Among the entries below, which lines run from the line with "Convert this chart to Plotly code." through the line with "import plotly.graph_objects as go"? Retype those, both ends included, exactly and without pictures.

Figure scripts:
* * * * * * *
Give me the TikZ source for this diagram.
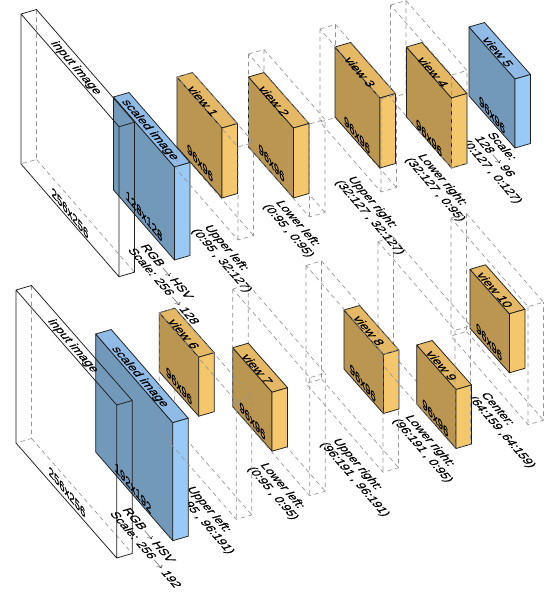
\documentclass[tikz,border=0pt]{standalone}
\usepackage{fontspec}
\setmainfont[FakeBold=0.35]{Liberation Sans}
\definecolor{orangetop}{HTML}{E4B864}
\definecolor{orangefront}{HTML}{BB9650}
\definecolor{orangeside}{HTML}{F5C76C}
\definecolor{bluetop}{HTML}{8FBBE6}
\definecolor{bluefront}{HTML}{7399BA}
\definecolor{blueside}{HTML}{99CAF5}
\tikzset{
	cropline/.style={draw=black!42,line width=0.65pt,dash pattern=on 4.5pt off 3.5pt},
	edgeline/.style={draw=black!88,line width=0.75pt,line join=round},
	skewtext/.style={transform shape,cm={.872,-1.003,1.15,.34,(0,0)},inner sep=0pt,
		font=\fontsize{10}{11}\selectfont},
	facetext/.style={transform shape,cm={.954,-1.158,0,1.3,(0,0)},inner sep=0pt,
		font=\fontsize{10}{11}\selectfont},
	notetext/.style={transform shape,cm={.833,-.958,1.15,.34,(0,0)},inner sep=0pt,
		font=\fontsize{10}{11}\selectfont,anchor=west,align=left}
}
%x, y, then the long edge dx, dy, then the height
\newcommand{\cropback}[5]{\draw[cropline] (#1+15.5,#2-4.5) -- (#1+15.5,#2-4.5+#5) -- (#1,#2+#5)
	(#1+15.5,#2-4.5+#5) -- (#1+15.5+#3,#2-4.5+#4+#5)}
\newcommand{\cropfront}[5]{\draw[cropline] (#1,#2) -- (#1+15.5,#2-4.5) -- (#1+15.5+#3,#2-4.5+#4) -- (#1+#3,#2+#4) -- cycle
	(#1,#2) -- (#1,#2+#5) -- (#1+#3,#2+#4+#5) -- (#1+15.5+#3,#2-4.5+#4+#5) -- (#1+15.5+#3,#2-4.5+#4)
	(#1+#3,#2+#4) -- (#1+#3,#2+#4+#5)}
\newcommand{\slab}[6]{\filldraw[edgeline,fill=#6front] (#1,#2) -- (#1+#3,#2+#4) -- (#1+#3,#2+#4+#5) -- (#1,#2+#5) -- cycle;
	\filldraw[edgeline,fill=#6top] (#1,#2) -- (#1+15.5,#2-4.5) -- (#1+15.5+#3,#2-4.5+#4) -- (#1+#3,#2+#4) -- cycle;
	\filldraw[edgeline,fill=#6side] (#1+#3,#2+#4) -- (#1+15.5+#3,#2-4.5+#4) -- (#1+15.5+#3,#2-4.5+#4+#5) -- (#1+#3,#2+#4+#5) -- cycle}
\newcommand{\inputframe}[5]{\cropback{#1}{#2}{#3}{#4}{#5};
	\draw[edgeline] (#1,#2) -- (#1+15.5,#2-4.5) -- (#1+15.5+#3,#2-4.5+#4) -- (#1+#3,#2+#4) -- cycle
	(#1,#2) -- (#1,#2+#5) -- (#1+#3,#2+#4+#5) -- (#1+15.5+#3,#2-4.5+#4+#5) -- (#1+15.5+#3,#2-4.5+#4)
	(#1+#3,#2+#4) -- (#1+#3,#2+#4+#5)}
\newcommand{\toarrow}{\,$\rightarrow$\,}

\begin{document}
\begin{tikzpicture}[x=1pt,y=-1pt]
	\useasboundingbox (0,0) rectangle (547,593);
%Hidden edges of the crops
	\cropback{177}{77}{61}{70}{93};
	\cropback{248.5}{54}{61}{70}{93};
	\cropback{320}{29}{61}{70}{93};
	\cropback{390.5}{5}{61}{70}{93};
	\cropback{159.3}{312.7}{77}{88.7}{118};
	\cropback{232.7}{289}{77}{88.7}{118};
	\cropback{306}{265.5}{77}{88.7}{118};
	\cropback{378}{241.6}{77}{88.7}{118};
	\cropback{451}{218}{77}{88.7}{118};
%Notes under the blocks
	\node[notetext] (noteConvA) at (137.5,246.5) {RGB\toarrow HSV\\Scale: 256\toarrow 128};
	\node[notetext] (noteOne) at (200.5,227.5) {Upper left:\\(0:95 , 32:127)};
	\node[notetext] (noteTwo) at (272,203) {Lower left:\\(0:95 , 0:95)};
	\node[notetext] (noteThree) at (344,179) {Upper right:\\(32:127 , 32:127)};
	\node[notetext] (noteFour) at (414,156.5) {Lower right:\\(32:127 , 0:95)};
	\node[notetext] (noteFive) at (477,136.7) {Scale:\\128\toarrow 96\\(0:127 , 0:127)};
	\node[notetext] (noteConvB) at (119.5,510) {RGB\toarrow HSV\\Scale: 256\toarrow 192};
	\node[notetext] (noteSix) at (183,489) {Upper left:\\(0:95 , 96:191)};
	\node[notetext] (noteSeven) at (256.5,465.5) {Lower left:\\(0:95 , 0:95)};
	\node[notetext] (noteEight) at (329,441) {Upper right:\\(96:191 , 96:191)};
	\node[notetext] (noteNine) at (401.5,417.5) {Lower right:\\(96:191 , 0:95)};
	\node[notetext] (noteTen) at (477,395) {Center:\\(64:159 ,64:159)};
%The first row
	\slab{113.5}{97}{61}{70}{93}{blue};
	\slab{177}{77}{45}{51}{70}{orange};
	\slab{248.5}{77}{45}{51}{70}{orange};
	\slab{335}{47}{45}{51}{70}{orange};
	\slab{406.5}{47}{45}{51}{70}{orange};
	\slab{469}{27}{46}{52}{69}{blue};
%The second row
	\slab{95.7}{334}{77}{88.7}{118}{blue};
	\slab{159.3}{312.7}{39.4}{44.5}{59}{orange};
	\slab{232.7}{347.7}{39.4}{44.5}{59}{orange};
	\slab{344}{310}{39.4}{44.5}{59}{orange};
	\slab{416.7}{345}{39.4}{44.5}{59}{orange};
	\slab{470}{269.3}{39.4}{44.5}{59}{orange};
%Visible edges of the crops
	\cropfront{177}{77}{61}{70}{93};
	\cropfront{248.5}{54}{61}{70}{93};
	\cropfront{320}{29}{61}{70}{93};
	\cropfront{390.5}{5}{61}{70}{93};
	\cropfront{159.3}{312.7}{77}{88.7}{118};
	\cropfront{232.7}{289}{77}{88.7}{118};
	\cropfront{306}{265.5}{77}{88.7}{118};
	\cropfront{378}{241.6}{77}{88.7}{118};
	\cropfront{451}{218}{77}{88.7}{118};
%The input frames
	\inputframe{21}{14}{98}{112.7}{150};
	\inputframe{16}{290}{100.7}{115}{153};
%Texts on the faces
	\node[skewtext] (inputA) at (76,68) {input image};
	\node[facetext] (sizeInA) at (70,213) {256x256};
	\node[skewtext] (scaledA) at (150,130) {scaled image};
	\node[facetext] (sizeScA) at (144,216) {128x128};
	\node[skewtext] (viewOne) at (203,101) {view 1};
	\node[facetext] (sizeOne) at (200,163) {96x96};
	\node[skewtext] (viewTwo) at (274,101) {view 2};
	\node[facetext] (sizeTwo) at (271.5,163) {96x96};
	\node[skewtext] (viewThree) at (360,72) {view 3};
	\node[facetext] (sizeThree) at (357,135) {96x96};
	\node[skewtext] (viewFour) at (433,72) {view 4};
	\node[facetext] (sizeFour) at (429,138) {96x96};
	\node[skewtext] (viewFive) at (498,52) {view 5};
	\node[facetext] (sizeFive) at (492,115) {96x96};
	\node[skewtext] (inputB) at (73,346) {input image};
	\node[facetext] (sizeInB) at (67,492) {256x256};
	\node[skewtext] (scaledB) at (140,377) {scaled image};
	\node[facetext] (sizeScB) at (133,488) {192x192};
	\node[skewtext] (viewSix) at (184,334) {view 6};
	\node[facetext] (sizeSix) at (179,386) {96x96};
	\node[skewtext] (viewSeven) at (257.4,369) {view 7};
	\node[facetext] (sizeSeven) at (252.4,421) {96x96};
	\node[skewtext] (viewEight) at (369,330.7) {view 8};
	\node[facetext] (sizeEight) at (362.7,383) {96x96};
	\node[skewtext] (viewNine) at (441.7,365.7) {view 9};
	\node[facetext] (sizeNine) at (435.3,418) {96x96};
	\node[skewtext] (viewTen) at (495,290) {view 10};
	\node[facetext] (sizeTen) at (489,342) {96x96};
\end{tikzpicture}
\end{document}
* * * * * * *
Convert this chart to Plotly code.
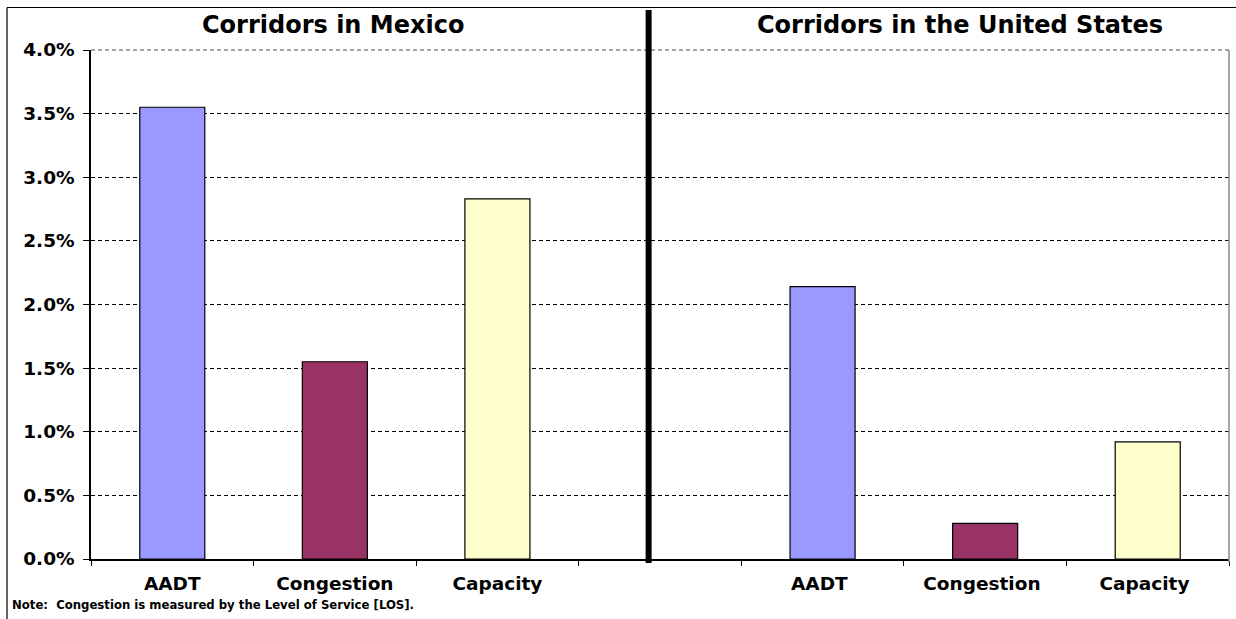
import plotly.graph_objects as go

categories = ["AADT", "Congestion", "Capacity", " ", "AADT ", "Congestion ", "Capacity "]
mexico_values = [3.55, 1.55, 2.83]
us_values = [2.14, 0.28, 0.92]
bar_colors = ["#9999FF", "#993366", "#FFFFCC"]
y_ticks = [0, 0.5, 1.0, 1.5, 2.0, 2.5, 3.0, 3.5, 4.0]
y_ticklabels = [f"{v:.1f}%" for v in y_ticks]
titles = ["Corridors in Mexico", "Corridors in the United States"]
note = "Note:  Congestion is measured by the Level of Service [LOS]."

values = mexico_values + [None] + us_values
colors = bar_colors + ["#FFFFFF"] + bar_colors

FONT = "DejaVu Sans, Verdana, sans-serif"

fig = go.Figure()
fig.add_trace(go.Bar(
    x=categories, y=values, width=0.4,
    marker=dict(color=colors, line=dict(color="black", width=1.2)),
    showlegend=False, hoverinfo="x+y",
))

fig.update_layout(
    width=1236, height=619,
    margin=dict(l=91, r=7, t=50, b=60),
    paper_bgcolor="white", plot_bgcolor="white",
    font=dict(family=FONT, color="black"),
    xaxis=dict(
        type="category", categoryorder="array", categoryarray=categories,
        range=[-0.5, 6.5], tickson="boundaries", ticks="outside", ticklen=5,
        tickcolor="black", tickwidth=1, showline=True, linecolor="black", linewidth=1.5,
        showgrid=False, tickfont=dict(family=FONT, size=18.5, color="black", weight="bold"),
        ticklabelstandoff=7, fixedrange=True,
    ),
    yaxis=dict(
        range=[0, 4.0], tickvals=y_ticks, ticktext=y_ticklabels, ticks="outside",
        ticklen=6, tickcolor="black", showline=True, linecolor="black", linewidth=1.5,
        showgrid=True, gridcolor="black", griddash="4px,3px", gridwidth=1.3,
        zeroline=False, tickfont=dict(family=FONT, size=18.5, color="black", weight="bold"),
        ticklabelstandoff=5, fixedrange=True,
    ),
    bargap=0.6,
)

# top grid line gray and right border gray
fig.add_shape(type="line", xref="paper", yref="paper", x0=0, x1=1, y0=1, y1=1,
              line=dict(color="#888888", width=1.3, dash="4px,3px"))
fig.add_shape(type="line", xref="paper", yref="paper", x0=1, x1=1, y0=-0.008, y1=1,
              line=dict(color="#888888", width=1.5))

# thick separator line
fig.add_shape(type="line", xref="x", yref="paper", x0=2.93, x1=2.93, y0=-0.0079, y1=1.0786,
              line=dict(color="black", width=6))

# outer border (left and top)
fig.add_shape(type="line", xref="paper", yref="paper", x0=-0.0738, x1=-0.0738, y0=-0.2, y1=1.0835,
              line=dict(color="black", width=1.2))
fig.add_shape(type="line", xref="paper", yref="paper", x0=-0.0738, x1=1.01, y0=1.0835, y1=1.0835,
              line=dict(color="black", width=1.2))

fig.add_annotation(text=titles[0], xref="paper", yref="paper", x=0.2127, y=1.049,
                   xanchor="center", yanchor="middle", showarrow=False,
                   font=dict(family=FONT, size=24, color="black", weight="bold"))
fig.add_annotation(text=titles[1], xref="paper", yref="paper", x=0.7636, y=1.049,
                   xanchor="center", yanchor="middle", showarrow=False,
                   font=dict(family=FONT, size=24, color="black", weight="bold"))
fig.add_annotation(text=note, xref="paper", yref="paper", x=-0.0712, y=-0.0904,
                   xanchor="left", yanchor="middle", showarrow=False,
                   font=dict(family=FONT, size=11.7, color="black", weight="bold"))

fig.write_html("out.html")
* * * * * * *
Answer:
Convert this chart to Plotly code.
import plotly.graph_objects as go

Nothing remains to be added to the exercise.